A tall bar means lots of values landed in that interval; a short bar means only a few did. The
bars sit flush against each other with no gaps, because the numbers run smoothly
from one bin straight into the next — there is no empty space between "0
to 10" and "10 to 20".
Histogram or bar chart?
A histogram looks a lot like a bar chart, but they answer different questions, and
there is one quick way to tell them apart: do the bars touch?
- A histogram shows ranges of numbers — continuous data like heights,
ages, weights or times. The bars touch, because the number line has no gaps.
Each bar covers an interval, such as "10 to
20".
- A bar chart shows separate categories — things you count but cannot
measure on a number line, like favourite fruit (apple, banana, pear). The bars have
gaps between them, because the categories don't flow into one another.
So when you read a histogram you always read an interval off the bottom axis (like
"the 10–20 band"), never a single value.
The two traps that trip people up:
- Histogram bars touch (they show number ranges). Bar-chart bars have
gaps (they show separate categories). If you see gaps, it is a bar chart, not a
histogram.
- Each bar stands for a whole interval, not one number. Read the band along the
bottom — "20 to 30" — not a single point
on it.
A fisher catches a bucket of fish and measures each one. Lengths like
9 cm, 14 cm, 11 cm
don't fall into neat groups by themselves — a fish can be any length. So we make bands:
0–10 cm,
10–20 cm,
20–30 cm. Drop each fish into its band, count
the piles, and the tallest bar shows the most common size of fish. Because length is continuous,
the bars touch.
The bin width changes the picture
Here is one fixed data set of 30 values, drawn twice. The first histogram uses a
narrow bin width of 2; the second uses a wide bin width of
5 — exactly the same numbers, only the binning differs.
The narrow bins reveal the real shape: a hump around 5–7
with a tail trailing off to the right. The wide bins flatten that story into three blunt bars —
the peak and the tail are smeared together. Too wide hides the detail;
too narrow (a width of, say, 0.5) would splinter the
data into a spiky, near-empty mess. Choosing a sensible bin width is half the craft of a good
histogram.
- A histogram bins the range, counts per bin, and draws a bar whose height is the count.
- The bars touch (no gaps) because the underlying data are continuous.
- The bin width is a choice: too wide hides detail, too narrow makes the picture spiky and noisy.

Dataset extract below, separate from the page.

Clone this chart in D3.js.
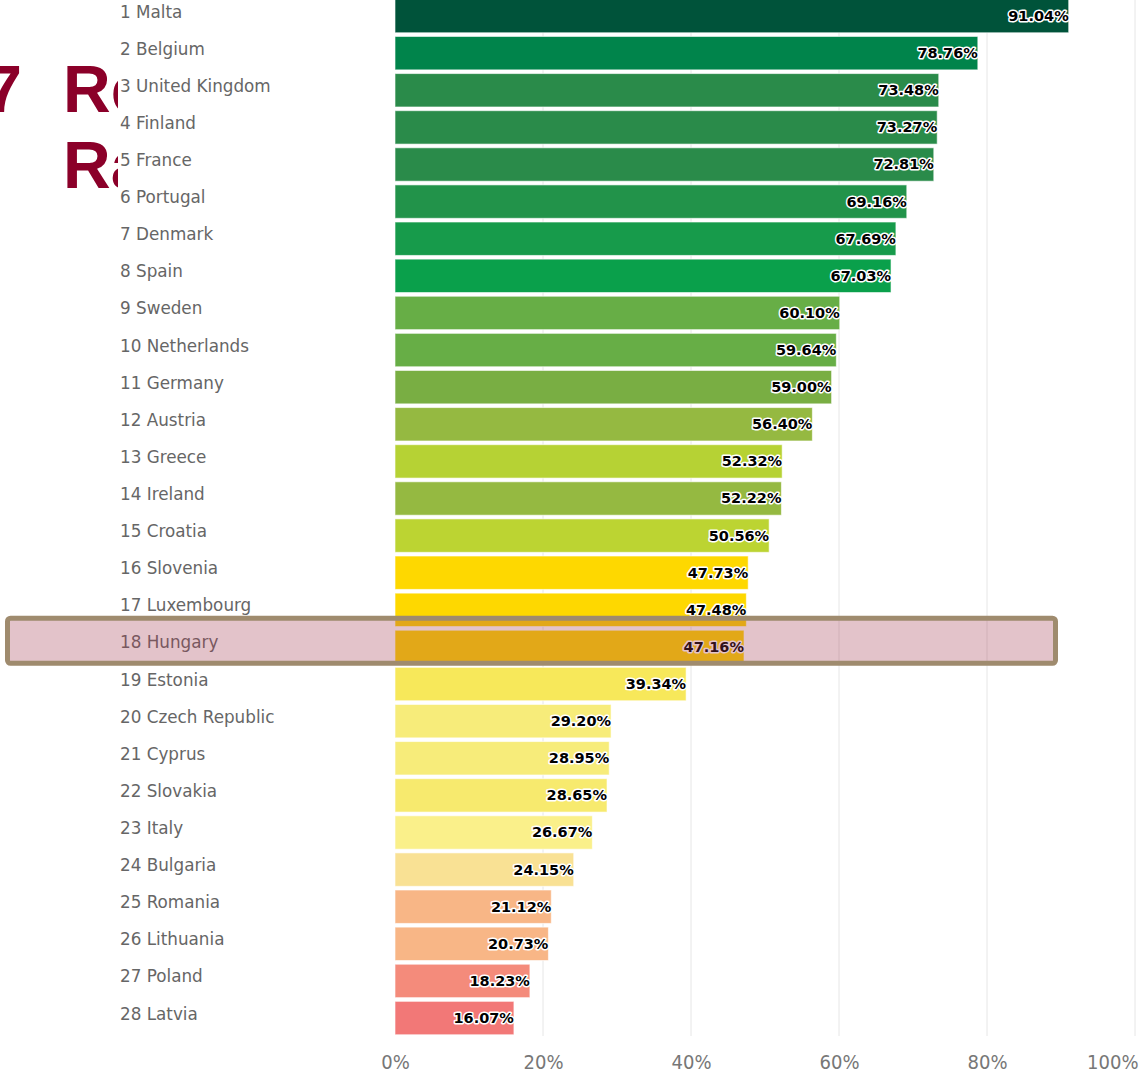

- The silhouette shows where the data pile up and how the tails stretch.
Read a histogram
Below is a histogram of how long the children in a class read for, sorted into five
10-minute bands. The bars touch and the bottom axis is labelled in
minutes. Press Refresh for a fresh class, then practise reading it:
- The tallest bar is the most common band — the time most children spent reading.
- To find how many children are in any band, read the height of that bar.
- To find the total number of children, add up the heights of all the bars.
Worked examples
Take a histogram with these four bands:
- 0–10: 3 children
- 10–20: 8 children
- 20–30: 5 children
- 30–40: 2 children
- Which band is most common? The tallest bar is over
10–20, with 8
children — so most children read for between 10 and
20 minutes.
- How many read for less than 10 minutes? That is the
first band only: 3 children.
- How many children altogether? Add every bar:
3 + 8 + 5 + 2 = 18 \text{ children.}
A grower weighs every apple from a tree and groups the weights into bands:
100–120 g,
120–140 g, and so on. The histogram's tallest
bar might sit over 120–140 g — that is the
most common apple size. Add up all the bars and you get the total number of apples picked. One
picture answers "what is a typical apple?" and "how many were there?" at the same time.